_Problem_. Go through the material below and report how many lines contain "this". Give only the number.

_Given entries_.

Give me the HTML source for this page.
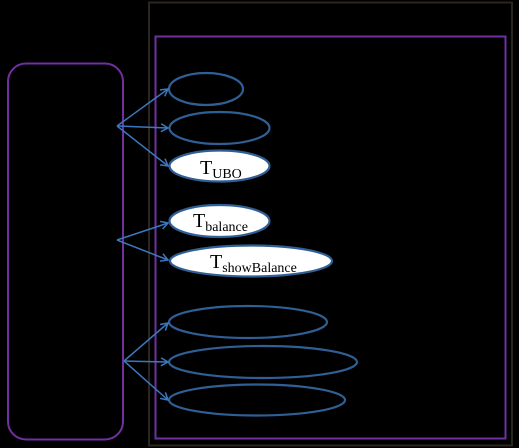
<!DOCTYPE html>
<html><head><style>html,body{margin:0;padding:0;background:#000;}svg{display:block}</style></head>
<body>
<svg width="519" height="448" viewBox="0 0 519 448" xmlns="http://www.w3.org/2000/svg">
<defs><marker id="a" markerWidth="10" markerHeight="10" refX="8" refY="5" orient="auto" markerUnits="userSpaceOnUse"><path d="M1,1 L8,5 L1,9" fill="none" stroke="#3b78c0" stroke-width="1.5"/></marker></defs>
<rect x="0" y="0" width="519" height="448" fill="#000"/>
<rect x="149" y="2.5" width="363" height="443" fill="none" stroke="#2b261b" stroke-width="2"/>
<rect x="155.5" y="36.5" width="350" height="402" fill="none" stroke="#7030a0" stroke-width="2"/>
<rect x="8" y="63.5" width="115" height="376" rx="18" fill="none" stroke="#7030a0" stroke-width="2"/>
<g stroke="#2f5f94" stroke-width="2.2">
<ellipse cx="206" cy="89" rx="37" ry="16" fill="#000"/>
<ellipse cx="219.5" cy="128" rx="50" ry="16" fill="#000"/>
<ellipse cx="219.5" cy="166" rx="50" ry="15.5" fill="#fff"/>
<ellipse cx="219.5" cy="221" rx="50" ry="16" fill="#fff"/>
<ellipse cx="251" cy="261" rx="81" ry="15.5" fill="#fff"/>
<ellipse cx="248" cy="322" rx="79" ry="16" fill="#000"/>
<ellipse cx="263" cy="362" rx="94" ry="16" fill="#000"/>
<ellipse cx="257" cy="400" rx="88" ry="15.5" fill="#000"/>
</g>
<g stroke="#3b78c0" stroke-width="1.5" fill="none" marker-end="url(#a)">
<line x1="117" y1="126" x2="168" y2="89"/>
<line x1="117" y1="126" x2="168" y2="128"/>
<line x1="117" y1="126" x2="168" y2="166"/>
<line x1="117" y1="240" x2="168" y2="223"/>
<line x1="117" y1="240" x2="168" y2="260"/>
<line x1="124" y1="361" x2="168" y2="323"/>
<line x1="124" y1="361" x2="168" y2="362"/>
<line x1="124" y1="361" x2="168" y2="400"/>
</g>
<g font-family="Liberation Serif, serif" fill="#000">
<text x="200" y="174" font-size="20">T<tspan font-size="14" dy="4">UBO</tspan></text>
<text x="193" y="227" font-size="20">T<tspan font-size="14" dy="4">balance</tspan></text>
<text x="210" y="268" font-size="20">T<tspan font-size="14" dy="4">showBalance</tspan></text>
</g>
</svg>
</body></html>
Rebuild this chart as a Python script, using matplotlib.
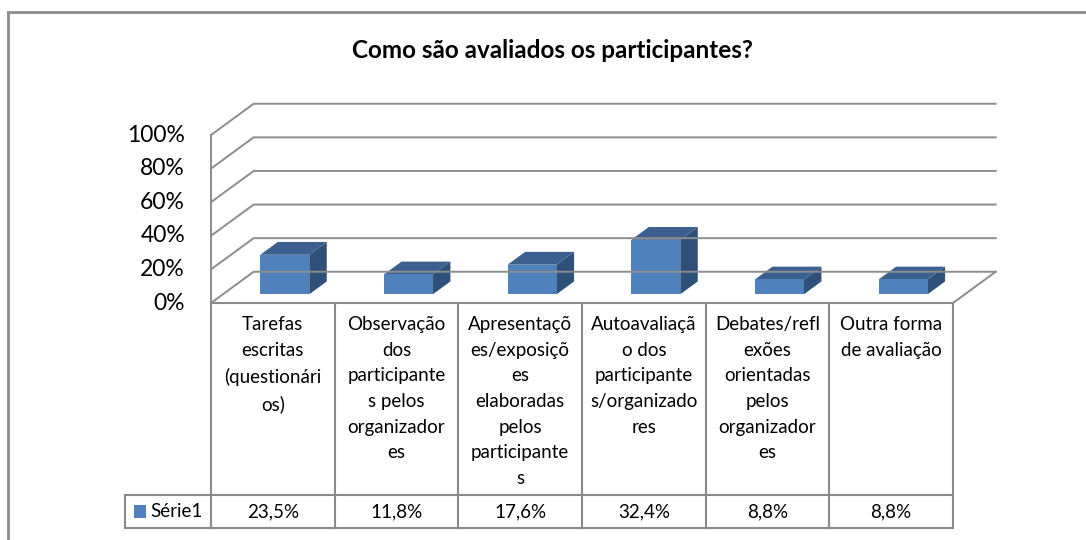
import matplotlib.pyplot as plt
from matplotlib.patches import Polygon, Rectangle
from matplotlib.lines import Line2D

plt.rcParams['font.family'] = ['Lato', 'DejaVu Sans']

# data
categories = [
    "Tarefas\nescritas\n(questionári\nos)",
    "Observação\ndos\nparticipante\ns pelos\norganizador\nes",
    "Apresentaçõ\nes/exposiçõ\nes\nelaboradas\npelos\nparticipante\ns",
    "Autoavaliaçã\no dos\nparticipante\ns/organizado\nres",
    "Debates/refl\nexões\norientadas\npelos\norganizador\nes",
    "Outra forma\nde avaliação",
]
values = [0.235, 0.118, 0.176, 0.324, 0.088, 0.088]
value_labels = ["23,5%", "11,8%", "17,6%", "32,4%", "8,8%", "8,8%"]
series_name = "Série1"
yticks = [0, 0.2, 0.4, 0.6, 0.8, 1.0]

W, H = 1086, 540
fig = plt.figure(figsize=(W / 100, H / 100), dpi=100)

# plot area in pixels: front floor edge 211..953, value axis 303 (0%) .. 135 (100%)
ax = fig.add_axes([211 / W, (H - 303) / H, (953 - 211) / W, (303 - 135) / H])
n = len(values)
ax.set_xlim(0, n)
ax.set_ylim(0, 1)
ax.axis('off')

DX, DY = 0.345, 0.186          # depth offset of back wall (data units)
grid_c = '#8c8c8c'
line_c = '#8a8a8a'

# left wall and back wall grid
ax.add_line(Line2D([0, 0], [0, 1], color=grid_c, lw=1.4, clip_on=False))
for g in yticks:
    ax.add_line(Line2D([0, DX, n + DX], [g, g + DY, g + DY], color=grid_c,
                       lw=1.4, clip_on=False, solid_joinstyle='miter'))
    ax.text(-0.21, g, f"{int(round(g * 100))}%", ha='right', va='center',
            fontsize=16.5, color='#000000')
# floor right edge
ax.add_line(Line2D([n, n + DX], [0, DY], color=grid_c, lw=1.4, clip_on=False))

# 3d columns
f0, f1 = 0.28, 0.69
bw = 0.198
front_c, top_c, side_c = '#4f81bd', '#3b6090', '#2f5078'
for i, v in enumerate(values):
    cx = i + 0.5 + f0 * DX
    b = f0 * DY
    x0, x1 = cx - bw, cx + bw
    ddx, ddy = (f1 - f0) * DX, (f1 - f0) * DY
    ax.add_patch(Polygon([(x1, b), (x1 + ddx, b + ddy), (x1 + ddx, b + v + ddy), (x1, b + v)],
                         closed=True, facecolor=side_c, edgecolor='none', clip_on=False))
    ax.add_patch(Polygon([(x0, b + v), (x1, b + v), (x1 + ddx, b + v + ddy), (x0 + ddx, b + v + ddy)],
                         closed=True, facecolor=top_c, edgecolor='none', clip_on=False))
    ax.add_patch(Rectangle((x0, b), x1 - x0, v, facecolor=front_c, edgecolor='none', clip_on=False))

# data table below the plot
px = 1 / (303 - 135)          # one pixel in value units
row_top = 0
row_mid = -(495 - 303) * px
row_bot = -(528 - 303) * px
leg_left = -(211 - 125) / ((953 - 211) / n)
tab_kw = dict(color=line_c, lw=1.5, clip_on=False)
ax.add_line(Line2D([0, n], [row_top, row_top], **tab_kw))
ax.add_line(Line2D([leg_left, n], [row_mid, row_mid], **tab_kw))
ax.add_line(Line2D([leg_left, n], [row_bot, row_bot], **tab_kw))
ax.add_line(Line2D([leg_left, leg_left], [row_mid, row_bot], **tab_kw))
for k in range(n + 1):
    ax.add_line(Line2D([k, k], [row_top, row_bot], **tab_kw))

for i, (cat, lab) in enumerate(zip(categories, value_labels)):
    ax.text(i + 0.5, -(316 - 303) * px, cat, ha='center', va='top',
            fontsize=13.5, linespacing=1.62, color='#000000')
    ax.text(i + 0.5, (row_mid + row_bot) / 2, lab, ha='center', va='center',
            fontsize=13.5, color='#000000')

# legend key in the table
ax.add_patch(Rectangle((leg_left + 9 / 123.7, row_mid - 10 * px), 12 / 123.7, -13 * px,
                       facecolor=front_c, edgecolor='none', clip_on=False))
ax.text(leg_left + 25 / 123.7, (row_mid + row_bot) / 2, series_name, ha='left', va='center',
        fontsize=13.5, color='#000000')

# title
fig.text(553 / W, 1 - 50 / H, "Como são avaliados os participantes?", ha='center', va='center',
         fontsize=17.5, fontweight='bold', color='#000000')

# chart frame (left and top edges)
fig.add_artist(Line2D([8 / W, 8 / W], [0, 1 - 12 / H], color='#8c8c8c', lw=2, transform=fig.transFigure))
fig.add_artist(Line2D([8 / W, 1], [1 - 12 / H, 1 - 12 / H], color='#8c8c8c', lw=2, transform=fig.transFigure))

fig.savefig("out.png", dpi=100)
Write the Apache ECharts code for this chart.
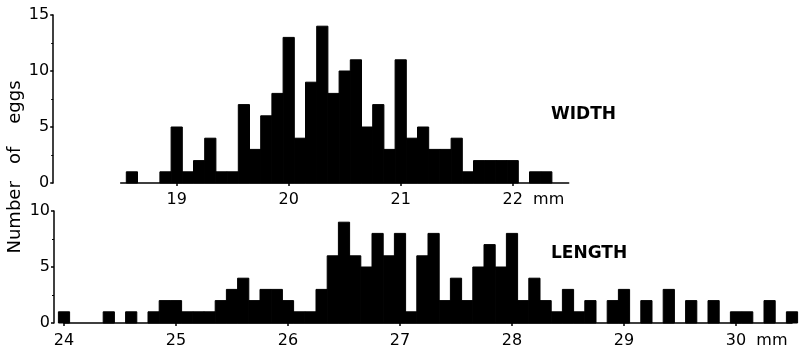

_The solution_. 3